Recorded data —

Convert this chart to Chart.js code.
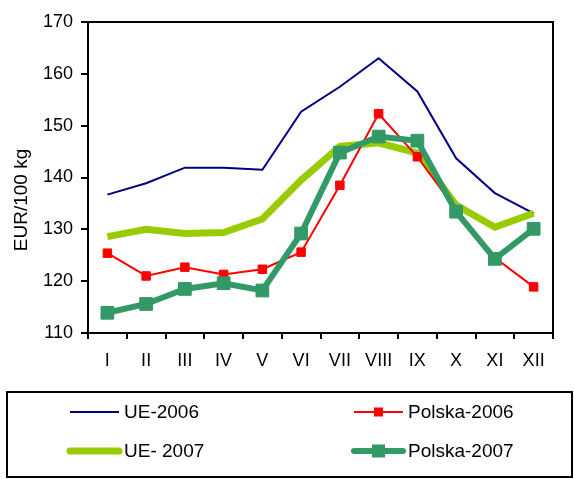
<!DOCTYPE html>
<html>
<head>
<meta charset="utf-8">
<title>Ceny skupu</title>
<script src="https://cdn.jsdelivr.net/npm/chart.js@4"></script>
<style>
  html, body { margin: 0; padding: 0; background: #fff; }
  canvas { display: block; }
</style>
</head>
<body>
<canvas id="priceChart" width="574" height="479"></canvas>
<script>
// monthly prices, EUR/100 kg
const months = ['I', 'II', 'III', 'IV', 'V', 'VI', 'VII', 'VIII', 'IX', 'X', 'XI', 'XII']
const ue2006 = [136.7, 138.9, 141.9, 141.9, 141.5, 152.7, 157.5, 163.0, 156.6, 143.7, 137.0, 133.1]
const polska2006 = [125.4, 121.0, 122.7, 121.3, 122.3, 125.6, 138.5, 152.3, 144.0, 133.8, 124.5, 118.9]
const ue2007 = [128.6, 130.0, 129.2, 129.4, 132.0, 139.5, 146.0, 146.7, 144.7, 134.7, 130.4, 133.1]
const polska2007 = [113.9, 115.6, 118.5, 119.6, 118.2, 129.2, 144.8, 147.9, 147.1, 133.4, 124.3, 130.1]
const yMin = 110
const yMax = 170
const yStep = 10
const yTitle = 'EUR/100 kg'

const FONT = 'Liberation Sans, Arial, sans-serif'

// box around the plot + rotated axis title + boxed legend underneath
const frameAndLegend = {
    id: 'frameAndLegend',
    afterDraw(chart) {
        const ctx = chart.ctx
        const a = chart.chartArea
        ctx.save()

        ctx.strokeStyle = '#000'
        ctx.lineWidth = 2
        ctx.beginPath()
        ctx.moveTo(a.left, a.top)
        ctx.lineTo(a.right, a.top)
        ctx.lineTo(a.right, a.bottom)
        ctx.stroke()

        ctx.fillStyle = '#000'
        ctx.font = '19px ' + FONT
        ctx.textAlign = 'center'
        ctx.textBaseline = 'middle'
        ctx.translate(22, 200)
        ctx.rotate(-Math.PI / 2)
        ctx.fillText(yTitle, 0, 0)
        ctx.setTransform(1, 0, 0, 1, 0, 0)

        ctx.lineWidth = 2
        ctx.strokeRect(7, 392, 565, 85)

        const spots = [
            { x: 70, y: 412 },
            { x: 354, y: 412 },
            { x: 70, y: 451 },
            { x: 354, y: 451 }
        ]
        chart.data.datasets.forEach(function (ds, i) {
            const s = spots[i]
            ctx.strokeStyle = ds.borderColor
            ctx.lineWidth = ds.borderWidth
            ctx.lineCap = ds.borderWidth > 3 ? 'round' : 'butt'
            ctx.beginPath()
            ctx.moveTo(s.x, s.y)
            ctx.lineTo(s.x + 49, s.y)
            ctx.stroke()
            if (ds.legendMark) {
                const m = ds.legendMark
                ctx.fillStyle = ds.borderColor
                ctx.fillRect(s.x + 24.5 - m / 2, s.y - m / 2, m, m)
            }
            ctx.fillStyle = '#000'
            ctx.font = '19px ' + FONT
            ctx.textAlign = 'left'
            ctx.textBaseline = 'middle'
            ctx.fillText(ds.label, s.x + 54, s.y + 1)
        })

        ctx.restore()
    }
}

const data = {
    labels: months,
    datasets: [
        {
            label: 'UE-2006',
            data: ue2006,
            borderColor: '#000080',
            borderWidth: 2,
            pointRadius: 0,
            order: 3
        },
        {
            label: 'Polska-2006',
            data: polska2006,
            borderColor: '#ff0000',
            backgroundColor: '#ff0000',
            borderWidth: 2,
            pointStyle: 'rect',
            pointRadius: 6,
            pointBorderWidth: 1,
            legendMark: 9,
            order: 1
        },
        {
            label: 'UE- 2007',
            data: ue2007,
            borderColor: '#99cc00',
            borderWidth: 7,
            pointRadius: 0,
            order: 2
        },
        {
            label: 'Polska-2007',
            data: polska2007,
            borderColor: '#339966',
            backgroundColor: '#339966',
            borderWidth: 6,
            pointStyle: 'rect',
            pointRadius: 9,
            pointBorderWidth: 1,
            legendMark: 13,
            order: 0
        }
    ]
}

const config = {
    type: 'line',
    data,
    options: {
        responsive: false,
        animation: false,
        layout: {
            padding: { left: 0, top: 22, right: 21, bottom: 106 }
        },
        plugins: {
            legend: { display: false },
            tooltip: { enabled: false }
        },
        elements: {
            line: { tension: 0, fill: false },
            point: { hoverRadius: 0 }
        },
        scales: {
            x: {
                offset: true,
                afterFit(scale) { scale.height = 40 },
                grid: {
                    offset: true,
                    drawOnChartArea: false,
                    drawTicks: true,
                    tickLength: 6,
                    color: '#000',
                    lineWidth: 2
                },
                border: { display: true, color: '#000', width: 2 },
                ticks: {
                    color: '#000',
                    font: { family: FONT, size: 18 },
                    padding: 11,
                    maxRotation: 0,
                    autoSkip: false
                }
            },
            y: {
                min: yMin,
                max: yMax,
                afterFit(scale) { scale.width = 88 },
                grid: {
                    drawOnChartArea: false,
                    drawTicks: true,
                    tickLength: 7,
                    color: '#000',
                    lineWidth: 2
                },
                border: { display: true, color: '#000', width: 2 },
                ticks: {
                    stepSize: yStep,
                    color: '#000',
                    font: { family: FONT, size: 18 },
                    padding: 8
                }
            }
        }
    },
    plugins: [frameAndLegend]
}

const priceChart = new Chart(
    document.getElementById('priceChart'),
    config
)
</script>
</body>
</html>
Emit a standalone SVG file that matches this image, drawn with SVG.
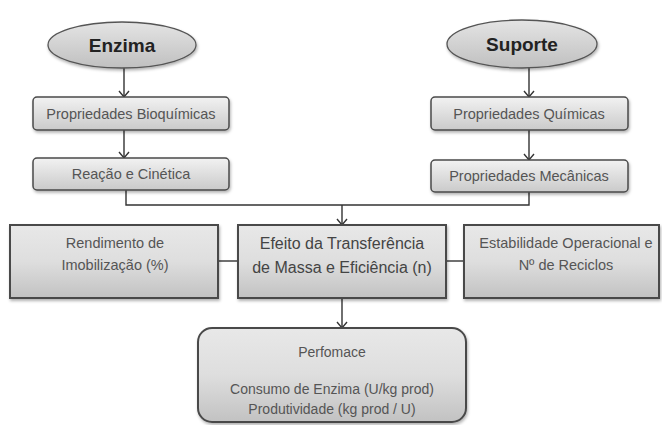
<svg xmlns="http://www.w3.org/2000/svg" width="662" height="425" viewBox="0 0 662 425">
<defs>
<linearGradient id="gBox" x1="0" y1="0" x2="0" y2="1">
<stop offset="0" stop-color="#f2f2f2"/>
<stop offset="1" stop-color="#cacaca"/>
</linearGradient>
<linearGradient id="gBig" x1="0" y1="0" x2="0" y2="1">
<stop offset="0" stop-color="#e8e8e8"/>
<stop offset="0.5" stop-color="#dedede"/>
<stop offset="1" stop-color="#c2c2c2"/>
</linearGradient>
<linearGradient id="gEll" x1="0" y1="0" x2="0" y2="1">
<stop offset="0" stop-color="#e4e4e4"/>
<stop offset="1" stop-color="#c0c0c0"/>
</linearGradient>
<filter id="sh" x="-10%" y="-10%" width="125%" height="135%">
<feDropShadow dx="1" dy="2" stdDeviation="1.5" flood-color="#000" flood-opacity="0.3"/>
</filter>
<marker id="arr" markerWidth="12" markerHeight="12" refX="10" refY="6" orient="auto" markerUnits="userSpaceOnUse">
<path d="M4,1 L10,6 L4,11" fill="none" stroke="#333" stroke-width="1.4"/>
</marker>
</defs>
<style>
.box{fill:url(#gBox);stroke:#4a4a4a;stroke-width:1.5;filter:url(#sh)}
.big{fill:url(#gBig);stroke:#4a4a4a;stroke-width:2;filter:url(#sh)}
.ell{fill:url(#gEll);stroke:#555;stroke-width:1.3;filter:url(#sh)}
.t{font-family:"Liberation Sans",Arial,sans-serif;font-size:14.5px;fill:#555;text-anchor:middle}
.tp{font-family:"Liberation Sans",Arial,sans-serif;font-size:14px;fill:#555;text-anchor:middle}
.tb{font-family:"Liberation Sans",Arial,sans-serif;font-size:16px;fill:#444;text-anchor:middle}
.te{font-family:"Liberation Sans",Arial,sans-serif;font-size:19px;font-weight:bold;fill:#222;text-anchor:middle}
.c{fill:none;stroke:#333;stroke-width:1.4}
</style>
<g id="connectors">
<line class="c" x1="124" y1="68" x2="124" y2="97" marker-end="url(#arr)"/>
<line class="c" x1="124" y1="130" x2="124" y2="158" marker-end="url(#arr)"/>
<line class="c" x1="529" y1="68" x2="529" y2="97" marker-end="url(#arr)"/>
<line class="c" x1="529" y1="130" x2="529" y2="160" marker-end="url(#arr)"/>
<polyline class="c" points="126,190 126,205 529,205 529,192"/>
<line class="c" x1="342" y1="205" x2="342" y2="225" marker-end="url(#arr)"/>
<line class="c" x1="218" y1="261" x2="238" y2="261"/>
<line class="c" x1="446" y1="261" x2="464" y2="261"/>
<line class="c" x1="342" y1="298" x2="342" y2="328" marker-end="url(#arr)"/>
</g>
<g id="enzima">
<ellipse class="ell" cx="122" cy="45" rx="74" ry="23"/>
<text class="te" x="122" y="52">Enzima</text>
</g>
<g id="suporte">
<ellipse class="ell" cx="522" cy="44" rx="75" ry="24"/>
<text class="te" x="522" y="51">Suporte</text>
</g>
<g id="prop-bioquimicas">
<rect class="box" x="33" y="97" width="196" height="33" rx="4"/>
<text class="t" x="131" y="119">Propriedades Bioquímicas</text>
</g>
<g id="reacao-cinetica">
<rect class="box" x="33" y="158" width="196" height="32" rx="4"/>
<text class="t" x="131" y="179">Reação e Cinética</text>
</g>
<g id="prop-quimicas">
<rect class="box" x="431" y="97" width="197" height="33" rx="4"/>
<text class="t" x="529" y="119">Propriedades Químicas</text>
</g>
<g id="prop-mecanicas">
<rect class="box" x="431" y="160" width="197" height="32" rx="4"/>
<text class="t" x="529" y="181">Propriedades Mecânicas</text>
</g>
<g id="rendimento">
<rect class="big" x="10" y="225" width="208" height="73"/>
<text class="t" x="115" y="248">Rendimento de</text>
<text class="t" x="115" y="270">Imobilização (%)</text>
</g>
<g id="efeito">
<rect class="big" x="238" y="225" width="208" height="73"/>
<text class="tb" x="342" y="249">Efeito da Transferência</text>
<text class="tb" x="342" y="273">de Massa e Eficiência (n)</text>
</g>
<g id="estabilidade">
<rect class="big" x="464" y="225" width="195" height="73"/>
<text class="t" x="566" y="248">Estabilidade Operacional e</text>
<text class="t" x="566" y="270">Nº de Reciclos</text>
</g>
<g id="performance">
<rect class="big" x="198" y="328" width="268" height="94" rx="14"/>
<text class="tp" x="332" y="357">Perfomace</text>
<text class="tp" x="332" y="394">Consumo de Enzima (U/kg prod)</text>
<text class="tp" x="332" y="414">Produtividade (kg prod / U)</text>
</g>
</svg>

---

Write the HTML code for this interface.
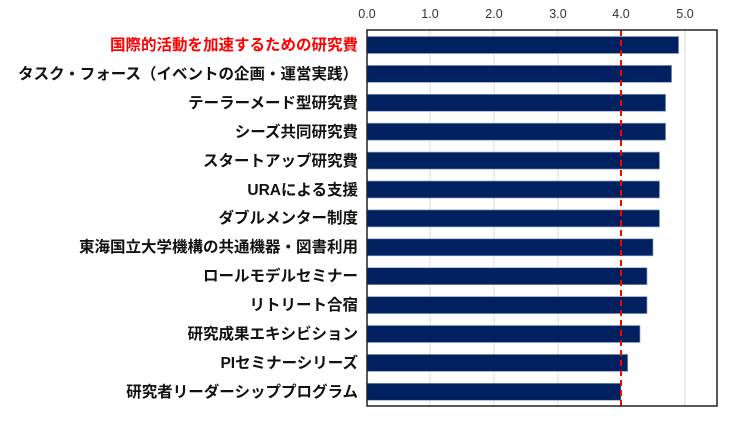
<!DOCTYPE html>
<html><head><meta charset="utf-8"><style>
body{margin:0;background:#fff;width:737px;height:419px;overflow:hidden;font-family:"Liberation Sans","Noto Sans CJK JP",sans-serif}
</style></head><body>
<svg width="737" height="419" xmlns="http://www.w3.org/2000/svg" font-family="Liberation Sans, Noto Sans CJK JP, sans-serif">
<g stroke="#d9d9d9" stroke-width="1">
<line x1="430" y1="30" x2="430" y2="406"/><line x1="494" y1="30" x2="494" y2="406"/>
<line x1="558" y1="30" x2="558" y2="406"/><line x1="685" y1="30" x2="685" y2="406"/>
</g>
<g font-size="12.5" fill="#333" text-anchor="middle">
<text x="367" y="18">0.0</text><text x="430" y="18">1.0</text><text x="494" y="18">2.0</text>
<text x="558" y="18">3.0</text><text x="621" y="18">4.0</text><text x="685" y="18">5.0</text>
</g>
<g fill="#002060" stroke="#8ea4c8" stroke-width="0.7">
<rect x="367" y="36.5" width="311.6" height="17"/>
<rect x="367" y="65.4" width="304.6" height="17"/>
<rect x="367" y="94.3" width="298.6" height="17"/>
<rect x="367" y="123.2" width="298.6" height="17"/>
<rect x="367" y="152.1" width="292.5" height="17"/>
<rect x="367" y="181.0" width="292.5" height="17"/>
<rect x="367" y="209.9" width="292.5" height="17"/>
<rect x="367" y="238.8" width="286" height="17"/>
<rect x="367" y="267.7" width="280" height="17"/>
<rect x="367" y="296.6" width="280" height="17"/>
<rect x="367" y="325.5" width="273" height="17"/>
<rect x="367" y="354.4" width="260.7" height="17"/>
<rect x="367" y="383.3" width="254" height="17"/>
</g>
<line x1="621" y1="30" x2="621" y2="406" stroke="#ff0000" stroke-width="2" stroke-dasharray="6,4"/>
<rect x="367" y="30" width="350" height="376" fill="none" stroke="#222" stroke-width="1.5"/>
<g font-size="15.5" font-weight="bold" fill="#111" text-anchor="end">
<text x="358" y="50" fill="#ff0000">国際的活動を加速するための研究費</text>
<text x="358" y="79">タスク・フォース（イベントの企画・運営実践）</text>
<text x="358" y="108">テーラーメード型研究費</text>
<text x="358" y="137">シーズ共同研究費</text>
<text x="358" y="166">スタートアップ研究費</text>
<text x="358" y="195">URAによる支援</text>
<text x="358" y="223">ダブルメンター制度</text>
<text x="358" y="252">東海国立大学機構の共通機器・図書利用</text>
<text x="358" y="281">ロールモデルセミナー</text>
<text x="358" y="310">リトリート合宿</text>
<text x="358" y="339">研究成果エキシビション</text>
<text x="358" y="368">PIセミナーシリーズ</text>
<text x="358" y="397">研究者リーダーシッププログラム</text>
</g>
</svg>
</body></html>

--

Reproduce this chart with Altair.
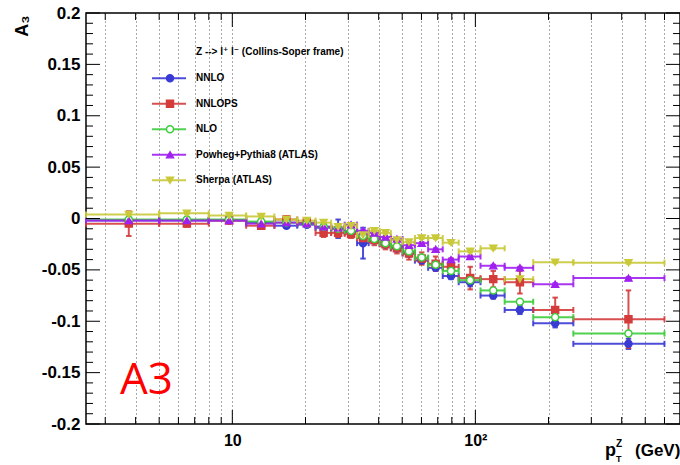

Written task —
From the data above, copy each line that has the string "this".

Full output —
Convert this chart to Chart.js code.
Emit a standalone SVG file that matches this image, drawn with SVG.
Write the HTML code for this interface.
Reproduce this chart with Altair.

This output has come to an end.